1.        Conformément à l'art. 134 al. 1 let. a ch. 8 de la loi sur l'organisation judiciaire du 26 septembre 2010 (LOJ - E 2 05), la CJCAS connaît, en instance unique, des contestations prévues à l'art. 56 de la loi fédérale sur la partie générale du droit des assurances sociales du 6 octobre 2000 (LPGA - RS 830.1) relatives à la loi fédérale sur l'assurance-chômage obligatoire et l'indemnité en cas d'insolvabilité du 25 juin 1982 (LACI - RS 837.0). Sa compétence pour juger du cas d’espèce est ainsi établie, le recours étant dirigé contre une décision sur opposition rendue en application de la LACI.

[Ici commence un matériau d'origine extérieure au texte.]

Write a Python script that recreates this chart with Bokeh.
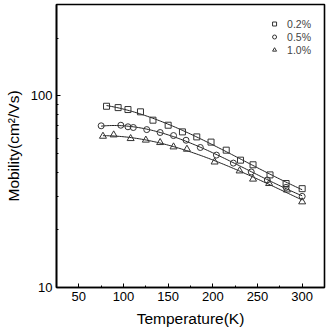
import numpy as np
from bokeh.plotting import figure
from bokeh.models import Range1d, FixedTicker, Legend, LegendItem, PrintfTickFormatter
from bokeh.embed import file_html
from bokeh.resources import INLINE

# data
t_02 = [81, 94, 105, 119, 133, 150, 166, 182, 198, 215, 231, 245, 264, 282, 300]
mu_02 = [88.3, 86.9, 84.9, 82.6, 74.7, 70.3, 64.9, 61.1, 57.4, 52.1, 46.2, 43.7, 38.7, 34.9, 32.8]

t_05 = [75, 97, 105, 111, 126, 141, 156, 170, 186, 204, 223, 243, 261, 282, 300]
mu_05 = [69.8, 70.3, 69.0, 68.4, 66.7, 64.4, 62.1, 58.7, 53.8, 49.1, 44.6, 40.1, 36.4, 33.3, 29.9]

t_10 = [77, 89, 108, 125, 141, 156, 171, 202, 230, 245, 263, 283, 300]
mu_10 = [61.6, 62.6, 59.9, 58.8, 57.1, 54.2, 52.7, 45.2, 40.6, 36.8, 34.9, 32.3, 28.0]

labels = ["0.2%", "0.5%", "1.0%"]
x_ticks = [50, 100, 150, 200, 250, 300]
x_minor = [75, 125, 175, 225, 275]
y_major = [10, 100]
y_minor = [20, 30, 40, 50, 60, 70, 80, 90, 200]

FONT = "Liberation Sans"

p = figure(width=326, height=329, output_backend="svg", toolbar_location=None,
           y_axis_type="log", x_range=Range1d(25, 325), y_range=Range1d(10, 300),
           min_border_left=56, min_border_right=2, min_border_top=4, min_border_bottom=42)

p.xgrid.visible = False
p.ygrid.visible = False
p.outline_line_color = "black"
p.outline_line_width = 1.6
p.background_fill_color = "white"
p.border_fill_color = "white"

def fit_curve(t, mu, deg=3):
    t = np.asarray(t, float)
    c = np.polyfit(t, np.log10(mu), deg)
    tt = np.linspace(t.min(), t.max(), 120)
    return tt, 10 ** np.polyval(c, tt)

renderers = []
for t, mu, marker, size in [(t_02, mu_02, "square", 6), (t_05, mu_05, "circle", 6), (t_10, mu_10, "triangle", 7)]:
    tt, ff = fit_curve(t, mu)
    p.line(tt, ff, line_color="#222222", line_width=1)
    r = p.scatter(t, mu, marker=marker, size=size, fill_color=None, line_color="#333333", line_width=1)
    renderers.append(r)

legend = Legend(items=[LegendItem(label=l, renderers=[r]) for l, r in zip(labels, renderers)],
                location="top_right", border_line_color=None, background_fill_alpha=0,
                label_text_font=FONT, label_text_font_size="10.5px", label_standoff=8,
                glyph_width=10, glyph_height=13, label_height=13, spacing=0,
                padding=4, margin=13)
p.add_layout(legend)

xa = p.xaxis[0]
xa.ticker = FixedTicker(ticks=x_ticks, minor_ticks=x_minor)
ya = p.yaxis[0]
ya.ticker = FixedTicker(ticks=y_major, minor_ticks=y_minor)
ya.formatter = PrintfTickFormatter(format="%d")

for ax in (xa, ya):
    ax.major_tick_in = 4
    ax.major_tick_out = 0
    ax.minor_tick_in = 2
    ax.minor_tick_out = 0
    ax.axis_line_width = 1.6
    ax.major_label_text_font = FONT
    ax.major_label_text_font_size = "13px"
    ax.major_label_text_color = "black"
    ax.axis_label_text_font = FONT
    ax.axis_label_text_font_style = "normal"
    ax.axis_label_text_font_size = "15.5px"
    ax.axis_label_text_color = "black"
    ax.major_label_standoff = 4

xa.axis_label = "Temperature(K)"
xa.axis_label_standoff = 6
ya.axis_label = "Mobility(cm²/Vs)"
ya.axis_label_standoff = 6

open("out.html", "w").write(file_html(p, INLINE))
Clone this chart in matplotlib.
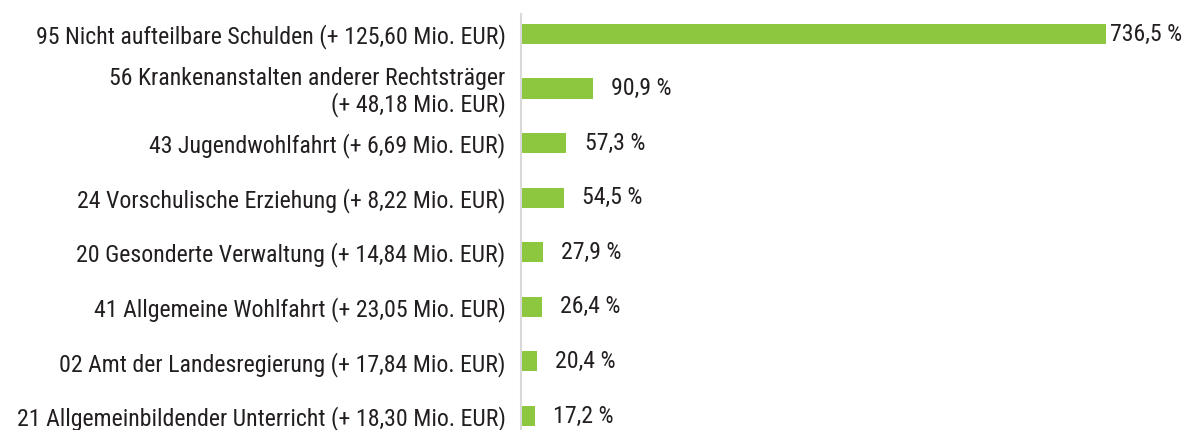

Le recours a été interjeté en temps utile (art. 60 LPGA), et il satisfait aux exigences de forme et de contenu prescrites par la loi (art. 61 let. b LPGA ; cf. aussi art. 89B LPA).

Le recourant a qualité pour recourir, étant touché par la décision attaquée et ayant un intérêt digne de protection à son annulation ou sa modification (art. 59 LPGA).

Le recours est donc recevable.

2.        a. Pour l’établissement des faits pertinents, il y a lieu d’appliquer les principes ordinaires régissant la procédure en matière d’assurances sociales, à savoir, en particulier, la maxime inquisitoire, ainsi que les règles sur l’appréciation des preuves et le degré de la preuve.

b. La maxime inquisitoire signifie que l’assureur social et, en cas de litige, le juge, établissent d’office les faits déterminants, avec la collaboration des parties, sans être lié par les faits allégués et les preuves offertes par les parties, en s’attachant à le faire de manière correcte, complète et objective afin de découvrir la réalité matérielle (art. 43 LPGA ; art. 19 s., 22 ss, 76 et 89A LPA ; Ghislaine FRÉSARD- FELLAY / Bettina KAHIL-WOLFF / Stéphanie PERRENOUD, Droit suisse de la sécurité sociale, vol. II, 2015, p. 499 s.). Les parties ont l’obligation d’apporter, dans la mesure où cela peut être raisonnablement exigé d’elles, les preuves commandées par la nature du litige et des faits invoqués ; à défaut, elles s’exposent à devoir supporter les conséquences de l’absence de preuve (art. 28 LPGA ; ATF 125 V 193 consid. 2 ; 122 V 157 consid. 1a ; 117 V 261 consid. 3b et les références).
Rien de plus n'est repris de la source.